British former television presenter

Polly Evans is a Welsh journalist, broadcaster, TV & Audio producer, and former anchor of the BBC regional news programme South East Today.

==Career==
Evans started broadcasting while studying at the University of Leeds, working early morning shifts on the campus radio station. She then went to Cardiff Journalism School at Cardiff University to do a post-graduate diploma and later, travelled to post-war Bosnia to make a film about a new impartial television station for the country.

After working in Japan as an English teacher during a gap year, Evans joined BBC Radio Wales' features department, developing and producing networked programming for BBC Radio 4. She later joined the BBC Wales newsroom as a reporter and newsreader, before moving to BBC Radio Devon in Plymouth a year later. She then transferred to television as a reporter and presenter for Spotlight and The Politics Show in the South West.

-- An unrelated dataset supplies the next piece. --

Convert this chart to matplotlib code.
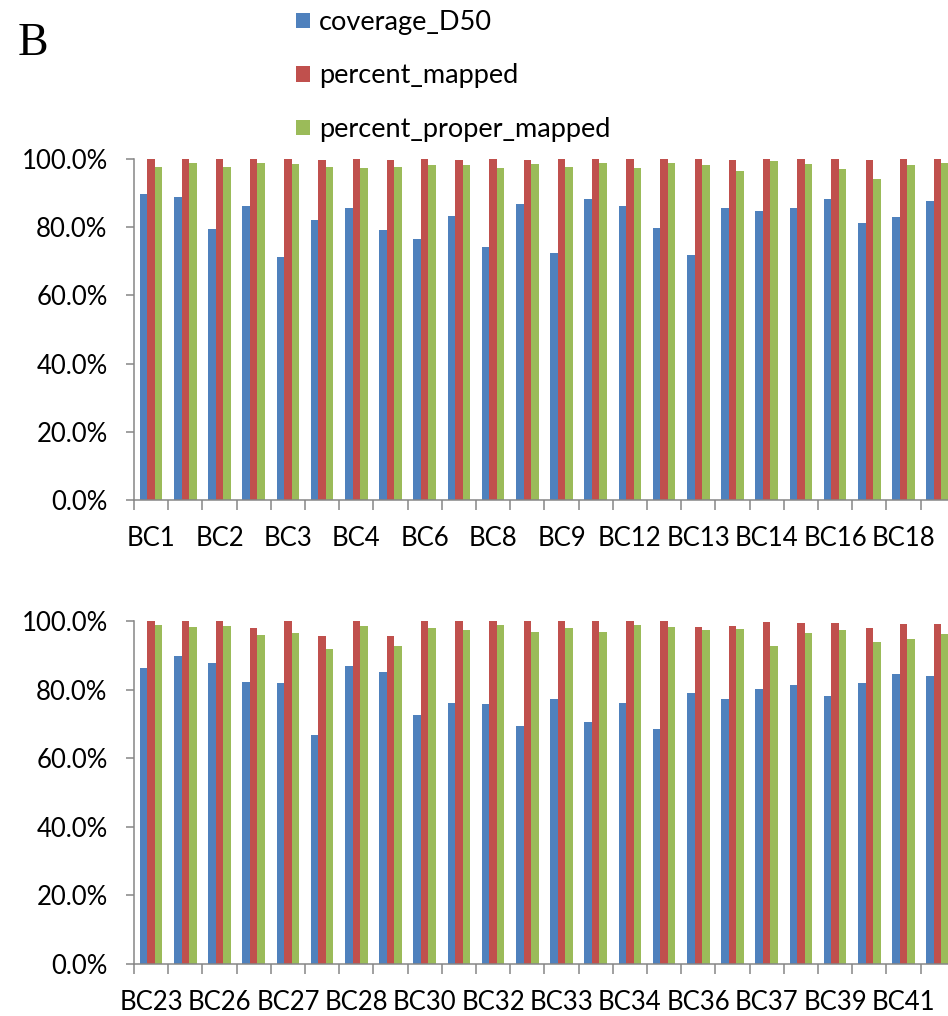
import numpy as np
import matplotlib
matplotlib.use("Agg")
import matplotlib.pyplot as plt
from matplotlib.ticker import PercentFormatter, FixedLocator, NullFormatter, FixedFormatter
from matplotlib.patches import Patch

plt.rcParams['font.family'] = ['Lato', 'DejaVu Sans']

series = ["coverage_D50", "percent_mapped", "percent_proper_mapped"]
colors = ["#4F81BD", "#C0504D", "#9BBB59"]

# panel 1 (24 groups, every other label shown)
top_labels = ["BC1", "BC2", "BC3", "BC4", "BC6", "BC8", "BC9", "BC12", "BC13", "BC14", "BC16", "BC18"]
top_coverage = [89.6, 88.9, 79.5, 86.1, 71.4, 82.1, 85.7, 79.2, 76.6, 83.3, 74.2, 86.9,
                72.4, 88.3, 86.1, 79.8, 71.9, 85.6, 84.7, 85.7, 88.3, 81.1, 82.9, 87.8]
top_mapped = [100, 100, 100, 100, 100, 99.8, 100, 99.7, 100, 99.8, 100, 99.8,
              100, 99.9, 100, 100, 100, 99.7, 100, 100, 100, 99.8, 100, 100]
top_proper = [97.6, 98.8, 97.6, 98.9, 98.4, 97.6, 97.3, 97.8, 98.1, 98.1, 97.3, 98.5,
              97.8, 98.7, 97.4, 98.7, 98.2, 96.5, 99.3, 98.5, 97.0, 94.2, 98.2, 98.9]

# panel 2
bottom_labels = ["BC23", "BC26", "BC27", "BC28", "BC30", "BC32", "BC33", "BC34", "BC36", "BC37", "BC39", "BC41"]
bottom_coverage = [86.3, 89.7, 87.9, 82.2, 81.8, 66.8, 86.9, 85.1, 72.7, 76.2, 75.9, 69.4,
                   77.2, 70.5, 76.0, 68.6, 79.0, 77.2, 80.2, 81.2, 78.2, 81.8, 84.5, 83.9]
bottom_mapped = [100, 100, 100, 98.0, 100, 95.5, 100, 95.7, 100, 100, 100, 100,
                 100, 100, 100, 100, 98.2, 98.6, 99.7, 99.5, 99.5, 98.1, 99.2, 99.0]
bottom_proper = [98.8, 98.2, 98.5, 96.0, 96.5, 91.8, 98.5, 92.6, 98.1, 97.5, 98.9, 96.8,
                 98.0, 96.8, 98.7, 98.2, 97.5, 97.7, 92.8, 96.6, 97.4, 94.0, 94.7, 96.1]

W, H = 948, 1016
fig = plt.figure(figsize=(W / 100, H / 100), dpi=100)

gray = "#868686"
bw = 0.222


def draw_panel(ax, labels, vals):
    n = len(vals[0])
    x = np.arange(n)
    for i, (v, c) in enumerate(zip(vals, colors)):
        ax.bar(x + (i - 1) * bw, v, width=bw, color=c, edgecolor="none")
    ax.set_xlim(-0.5, n - 0.5)
    ax.set_ylim(0, 100)
    ax.set_yticks([0, 20, 40, 60, 80, 100])
    ax.yaxis.set_major_formatter(PercentFormatter(xmax=100, decimals=1))
    ax.xaxis.set_major_locator(FixedLocator(np.arange(n + 1) - 0.5))
    ax.xaxis.set_major_formatter(NullFormatter())
    ax.xaxis.set_minor_locator(FixedLocator(x[::2]))
    ax.xaxis.set_minor_formatter(FixedFormatter(labels))
    ax.tick_params(axis="x", which="major", length=7, width=1.1, color=gray, direction="out")
    ax.tick_params(axis="x", which="minor", length=0, pad=19, labelsize=18.5)
    ax.tick_params(axis="y", length=6, width=1.1, color=gray, direction="out", pad=13, labelsize=18.5)
    for s in ["top", "right"]:
        ax.spines[s].set_visible(False)
    for s in ["left", "bottom"]:
        ax.spines[s].set_color(gray)
        ax.spines[s].set_linewidth(1.1)


left = 134 / W
right = (134 + 24 * 34.2) / W
ax1 = fig.add_axes([left, 1 - 500 / H, right - left, (500 - 159) / H])
draw_panel(ax1, top_labels, [top_coverage, top_mapped, top_proper])

ax2 = fig.add_axes([left, 1 - 964 / H, right - left, (964 - 621) / H])
draw_panel(ax2, bottom_labels, [bottom_coverage, bottom_mapped, bottom_proper])

handles = [Patch(facecolor=c, edgecolor="none") for c in colors]
fig.legend(handles, series, loc="upper left", bbox_to_anchor=(296 / W, 1 - 10 / H),
           frameon=False, fontsize=19.5, handlelength=0.5, handleheight=0.5,
           handletextpad=0.35, labelspacing=1.05, borderpad=0, borderaxespad=0)

fig.text(18 / W, 1 - 55 / H, "B", fontsize=33, family="Liberation Serif", ha="left", va="baseline")

fig.savefig("out.png", dpi=100)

Evans joined South East Today before the 2005 general election. In September 2009, she became a main presenter alongside Rob Smith, replacing Geoff Clark and Beverley Thompson. The show was named Best Nations and Regions news programme twice at the national Royal Television Society Awards while Evans and Rob Smith were the anchors. During this time she also worked for the BBC Newschannel and BBC 5 Live as a reporter and newsreader.

Aside from her broadcasting work, Evans presented the Learn Direct Achievement Awards, The EDF Energy Awards for Journalism and the FSB's Brexit debate. She has also been a guest presenter of Tunbridge Wells International Young Concert Artist competition and a guest judge for the Culture Awards.

In 2017, after her voice degraded, Evans transferred from presenting to producing South East Today, joining the programme's editorial staff, during which time she oversaw TV news coverage of the general election in the region. She also worked on attachment as Social Affairs Correspondent.

Evans left the BBC in Autumn 2019 to become Head of Communications & Digital for The Access Project, a charity which helps bright students from disadvantaged backgrounds gain access to top Universities. She later worked in children's audio production for Tonies.

She is a Trustee of the charity Care for the Carers.

==Personal life==
Evans has a deaf sister and brother. She is married with two daughters.

In May 2023 she appeared on the BBC Radio 4 programme Life Changing and explained that her career change had been brought about by adductor spasmodic dysphonia. Vocal coaching and Botox therapy have somewhat restored her voice.